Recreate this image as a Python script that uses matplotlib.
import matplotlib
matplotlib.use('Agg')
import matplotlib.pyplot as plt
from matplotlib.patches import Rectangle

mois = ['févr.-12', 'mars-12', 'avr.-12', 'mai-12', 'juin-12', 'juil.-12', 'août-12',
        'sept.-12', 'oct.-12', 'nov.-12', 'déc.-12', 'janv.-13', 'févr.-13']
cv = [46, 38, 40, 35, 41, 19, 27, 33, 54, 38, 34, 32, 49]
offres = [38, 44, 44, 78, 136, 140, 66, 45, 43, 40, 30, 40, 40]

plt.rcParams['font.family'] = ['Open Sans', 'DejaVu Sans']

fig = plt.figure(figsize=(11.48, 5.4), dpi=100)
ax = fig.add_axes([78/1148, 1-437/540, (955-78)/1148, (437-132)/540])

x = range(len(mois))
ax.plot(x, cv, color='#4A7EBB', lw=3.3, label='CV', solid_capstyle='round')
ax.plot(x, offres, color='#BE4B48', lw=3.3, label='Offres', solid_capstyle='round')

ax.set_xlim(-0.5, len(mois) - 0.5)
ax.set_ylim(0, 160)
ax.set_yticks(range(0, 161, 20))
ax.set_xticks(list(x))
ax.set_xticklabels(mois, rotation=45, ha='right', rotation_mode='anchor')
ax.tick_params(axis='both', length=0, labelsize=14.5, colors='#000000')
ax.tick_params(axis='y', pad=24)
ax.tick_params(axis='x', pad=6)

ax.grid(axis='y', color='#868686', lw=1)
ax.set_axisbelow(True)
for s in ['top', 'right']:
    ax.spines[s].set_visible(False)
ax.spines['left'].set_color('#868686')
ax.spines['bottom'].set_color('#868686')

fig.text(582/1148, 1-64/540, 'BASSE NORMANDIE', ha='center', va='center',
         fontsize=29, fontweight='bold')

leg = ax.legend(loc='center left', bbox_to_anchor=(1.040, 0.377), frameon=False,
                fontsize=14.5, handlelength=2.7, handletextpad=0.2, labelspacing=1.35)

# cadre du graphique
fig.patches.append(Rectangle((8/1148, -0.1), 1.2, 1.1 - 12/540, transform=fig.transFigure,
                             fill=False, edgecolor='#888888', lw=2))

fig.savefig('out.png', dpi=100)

= Given instruction =
Write out the listing once more, matching it exactly.

= Solution =
Recreate this image as a Python script that uses matplotlib.
import matplotlib
matplotlib.use('Agg')
import matplotlib.pyplot as plt
from matplotlib.patches import Rectangle

mois = ['févr.-12', 'mars-12', 'avr.-12', 'mai-12', 'juin-12', 'juil.-12', 'août-12',
        'sept.-12', 'oct.-12', 'nov.-12', 'déc.-12', 'janv.-13', 'févr.-13']
cv = [46, 38, 40, 35, 41, 19, 27, 33, 54, 38, 34, 32, 49]
offres = [38, 44, 44, 78, 136, 140, 66, 45, 43, 40, 30, 40, 40]

plt.rcParams['font.family'] = ['Open Sans', 'DejaVu Sans']

fig = plt.figure(figsize=(11.48, 5.4), dpi=100)
ax = fig.add_axes([78/1148, 1-437/540, (955-78)/1148, (437-132)/540])

x = range(len(mois))
ax.plot(x, cv, color='#4A7EBB', lw=3.3, label='CV', solid_capstyle='round')
ax.plot(x, offres, color='#BE4B48', lw=3.3, label='Offres', solid_capstyle='round')

ax.set_xlim(-0.5, len(mois) - 0.5)
ax.set_ylim(0, 160)
ax.set_yticks(range(0, 161, 20))
ax.set_xticks(list(x))
ax.set_xticklabels(mois, rotation=45, ha='right', rotation_mode='anchor')
ax.tick_params(axis='both', length=0, labelsize=14.5, colors='#000000')
ax.tick_params(axis='y', pad=24)
ax.tick_params(axis='x', pad=6)

ax.grid(axis='y', color='#868686', lw=1)
ax.set_axisbelow(True)
for s in ['top', 'right']:
    ax.spines[s].set_visible(False)
ax.spines['left'].set_color('#868686')
ax.spines['bottom'].set_color('#868686')

fig.text(582/1148, 1-64/540, 'BASSE NORMANDIE', ha='center', va='center',
         fontsize=29, fontweight='bold')

leg = ax.legend(loc='center left', bbox_to_anchor=(1.040, 0.377), frameon=False,
                fontsize=14.5, handlelength=2.7, handletextpad=0.2, labelspacing=1.35)

# cadre du graphique
fig.patches.append(Rectangle((8/1148, -0.1), 1.2, 1.1 - 12/540, transform=fig.transFigure,
                             fill=False, edgecolor='#888888', lw=2))

fig.savefig('out.png', dpi=100)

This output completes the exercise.